The process for forming a magnetoresistive memory device provides first and second layers of thin film ferromagnetic materials separated by a layer of non ferromagnetic material and formed into an elongated shape having tapered ends to provide a magnetic storage element or a magnetic bit. In use, information is kept as a binary bit having one of two alternative logic levels stored in the two layers or films by having the magnetization point in one direction or the other(but opposite in each of these layers to the direction in the other), generally along the easy axis of magnetization. If the direction of magnetization is caused to rotate from such a direction by external magnetic fields, the electrical resistance of the layers will change with this magnetization direction rotation because of the magnetoresistive properties of the films. Measurement of the resistance allows the state of the memory to be determined. It has been observed that some number of bits will fail after a number of repeated memory storage and retrieval operations, or read/write cycles. The failure mechanism is believed to be bit edge reversal which is sometimes called edge spin reversal. The elongated shape of the bit structure causes large demagnetization fields along the edge of the layers. In such large demagnetization fields, electron spins at the edge of the films are constrained to lie nearly parallel to these edges and the direction of elongation of these films.
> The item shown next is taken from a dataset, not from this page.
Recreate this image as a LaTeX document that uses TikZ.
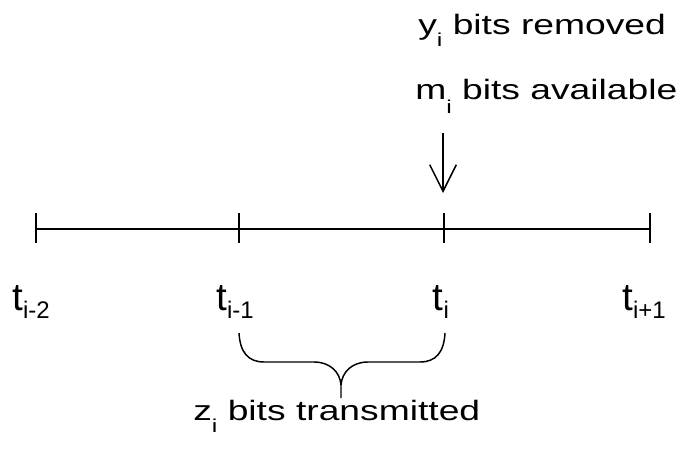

During read or write operations it is intended that bit edge reversal does not occur.
In the past, proposed methods to prevent bit edge reversal have included using a magnetic spacer at the bit edge, applying an external magnetic field, using antiferromagnetic film on the edge of the bit and magnetic hardening of the bit edge.
The geometric configuration of a storage element has a great influence on its ability to provide failure free operation with wide operating margins. Wide operating margins are necessary for the production of high reliability memory devices.
Thus, a need exists for an improved understanding of storage element geometric configurations which will provide a magnetoresistive memory bit which allows an unlimited number of read/write cycles without bit edge reversal.